TASK TO CARRY OUT
Copy out the whole listing exactly as written, leaving the pictures behind.
* BEGIN DATASET EXCERPT *
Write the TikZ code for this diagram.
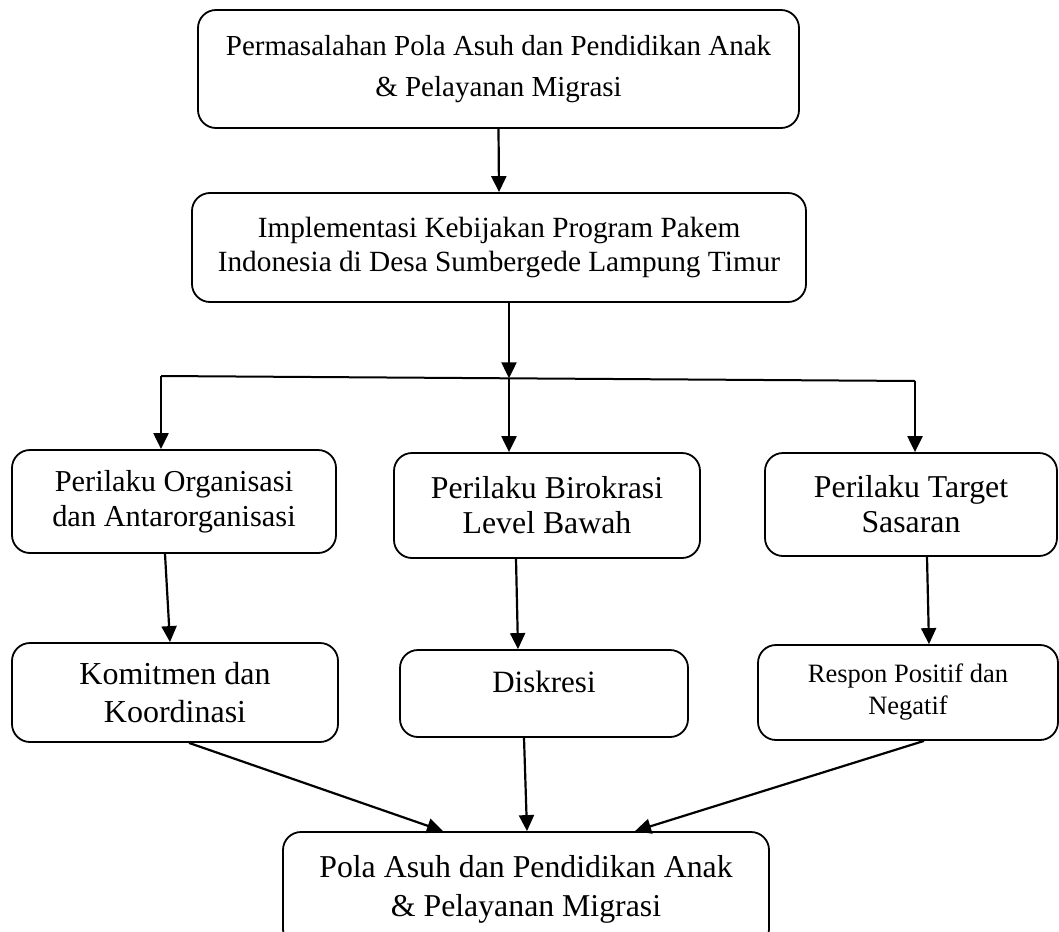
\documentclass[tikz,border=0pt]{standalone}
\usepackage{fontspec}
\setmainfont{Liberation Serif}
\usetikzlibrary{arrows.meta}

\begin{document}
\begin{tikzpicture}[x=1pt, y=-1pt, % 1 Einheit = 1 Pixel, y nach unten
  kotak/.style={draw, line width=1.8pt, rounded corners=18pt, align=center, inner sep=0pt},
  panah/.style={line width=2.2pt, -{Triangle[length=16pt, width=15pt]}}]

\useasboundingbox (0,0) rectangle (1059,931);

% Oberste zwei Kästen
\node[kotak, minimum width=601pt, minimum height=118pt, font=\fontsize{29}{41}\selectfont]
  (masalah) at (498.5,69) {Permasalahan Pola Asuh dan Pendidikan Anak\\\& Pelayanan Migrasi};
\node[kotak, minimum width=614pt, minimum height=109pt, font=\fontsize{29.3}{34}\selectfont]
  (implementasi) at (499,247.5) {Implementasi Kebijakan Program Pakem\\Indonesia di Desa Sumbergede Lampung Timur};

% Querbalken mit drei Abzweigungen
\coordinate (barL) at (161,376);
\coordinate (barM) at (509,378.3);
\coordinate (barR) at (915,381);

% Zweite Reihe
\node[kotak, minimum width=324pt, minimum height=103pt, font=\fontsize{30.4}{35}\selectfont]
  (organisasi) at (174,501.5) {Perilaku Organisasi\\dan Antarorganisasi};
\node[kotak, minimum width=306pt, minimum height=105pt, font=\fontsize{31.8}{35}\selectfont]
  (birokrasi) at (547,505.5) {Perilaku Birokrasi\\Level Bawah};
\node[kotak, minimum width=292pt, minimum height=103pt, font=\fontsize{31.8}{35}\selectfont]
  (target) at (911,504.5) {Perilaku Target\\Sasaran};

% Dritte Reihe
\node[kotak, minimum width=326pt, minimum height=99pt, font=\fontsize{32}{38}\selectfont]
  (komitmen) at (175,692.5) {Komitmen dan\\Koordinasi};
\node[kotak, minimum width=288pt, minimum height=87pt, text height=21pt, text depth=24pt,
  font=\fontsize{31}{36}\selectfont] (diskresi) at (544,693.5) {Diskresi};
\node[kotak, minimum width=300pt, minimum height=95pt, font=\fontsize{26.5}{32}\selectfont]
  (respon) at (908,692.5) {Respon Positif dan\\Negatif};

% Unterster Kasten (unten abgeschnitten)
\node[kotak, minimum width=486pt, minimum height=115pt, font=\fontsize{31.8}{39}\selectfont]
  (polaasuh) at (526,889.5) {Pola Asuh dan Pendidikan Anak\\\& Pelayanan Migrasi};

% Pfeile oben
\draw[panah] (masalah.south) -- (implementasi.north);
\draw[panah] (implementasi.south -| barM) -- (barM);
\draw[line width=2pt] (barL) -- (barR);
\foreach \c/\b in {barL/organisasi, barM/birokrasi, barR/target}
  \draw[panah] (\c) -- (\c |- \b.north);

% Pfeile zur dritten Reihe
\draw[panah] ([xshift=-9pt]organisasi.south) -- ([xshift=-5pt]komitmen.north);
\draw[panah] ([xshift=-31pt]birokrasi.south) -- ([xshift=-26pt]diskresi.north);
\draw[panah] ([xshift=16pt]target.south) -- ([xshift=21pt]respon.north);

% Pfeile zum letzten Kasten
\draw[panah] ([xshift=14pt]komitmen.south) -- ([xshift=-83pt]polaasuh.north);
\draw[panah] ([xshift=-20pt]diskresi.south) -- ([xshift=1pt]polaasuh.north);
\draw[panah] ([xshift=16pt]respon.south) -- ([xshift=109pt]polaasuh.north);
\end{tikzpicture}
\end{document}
* END DATASET EXCERPT *
SOLUTION
Write the TikZ code for this diagram.
\documentclass[tikz,border=0pt]{standalone}
\usepackage{fontspec}
\setmainfont{Liberation Serif}
\usetikzlibrary{arrows.meta}

\begin{document}
\begin{tikzpicture}[x=1pt, y=-1pt, % 1 Einheit = 1 Pixel, y nach unten
  kotak/.style={draw, line width=1.8pt, rounded corners=18pt, align=center, inner sep=0pt},
  panah/.style={line width=2.2pt, -{Triangle[length=16pt, width=15pt]}}]

\useasboundingbox (0,0) rectangle (1059,931);

% Oberste zwei Kästen
\node[kotak, minimum width=601pt, minimum height=118pt, font=\fontsize{29}{41}\selectfont]
  (masalah) at (498.5,69) {Permasalahan Pola Asuh dan Pendidikan Anak\\\& Pelayanan Migrasi};
\node[kotak, minimum width=614pt, minimum height=109pt, font=\fontsize{29.3}{34}\selectfont]
  (implementasi) at (499,247.5) {Implementasi Kebijakan Program Pakem\\Indonesia di Desa Sumbergede Lampung Timur};

% Querbalken mit drei Abzweigungen
\coordinate (barL) at (161,376);
\coordinate (barM) at (509,378.3);
\coordinate (barR) at (915,381);

% Zweite Reihe
\node[kotak, minimum width=324pt, minimum height=103pt, font=\fontsize{30.4}{35}\selectfont]
  (organisasi) at (174,501.5) {Perilaku Organisasi\\dan Antarorganisasi};
\node[kotak, minimum width=306pt, minimum height=105pt, font=\fontsize{31.8}{35}\selectfont]
  (birokrasi) at (547,505.5) {Perilaku Birokrasi\\Level Bawah};
\node[kotak, minimum width=292pt, minimum height=103pt, font=\fontsize{31.8}{35}\selectfont]
  (target) at (911,504.5) {Perilaku Target\\Sasaran};

% Dritte Reihe
\node[kotak, minimum width=326pt, minimum height=99pt, font=\fontsize{32}{38}\selectfont]
  (komitmen) at (175,692.5) {Komitmen dan\\Koordinasi};
\node[kotak, minimum width=288pt, minimum height=87pt, text height=21pt, text depth=24pt,
  font=\fontsize{31}{36}\selectfont] (diskresi) at (544,693.5) {Diskresi};
\node[kotak, minimum width=300pt, minimum height=95pt, font=\fontsize{26.5}{32}\selectfont]
  (respon) at (908,692.5) {Respon Positif dan\\Negatif};

% Unterster Kasten (unten abgeschnitten)
\node[kotak, minimum width=486pt, minimum height=115pt, font=\fontsize{31.8}{39}\selectfont]
  (polaasuh) at (526,889.5) {Pola Asuh dan Pendidikan Anak\\\& Pelayanan Migrasi};

% Pfeile oben
\draw[panah] (masalah.south) -- (implementasi.north);
\draw[panah] (implementasi.south -| barM) -- (barM);
\draw[line width=2pt] (barL) -- (barR);
\foreach \c/\b in {barL/organisasi, barM/birokrasi, barR/target}
  \draw[panah] (\c) -- (\c |- \b.north);

% Pfeile zur dritten Reihe
\draw[panah] ([xshift=-9pt]organisasi.south) -- ([xshift=-5pt]komitmen.north);
\draw[panah] ([xshift=-31pt]birokrasi.south) -- ([xshift=-26pt]diskresi.north);
\draw[panah] ([xshift=16pt]target.south) -- ([xshift=21pt]respon.north);

% Pfeile zum letzten Kasten
\draw[panah] ([xshift=14pt]komitmen.south) -- ([xshift=-83pt]polaasuh.north);
\draw[panah] ([xshift=-20pt]diskresi.south) -- ([xshift=1pt]polaasuh.north);
\draw[panah] ([xshift=16pt]respon.south) -- ([xshift=109pt]polaasuh.north);
\end{tikzpicture}
\end{document}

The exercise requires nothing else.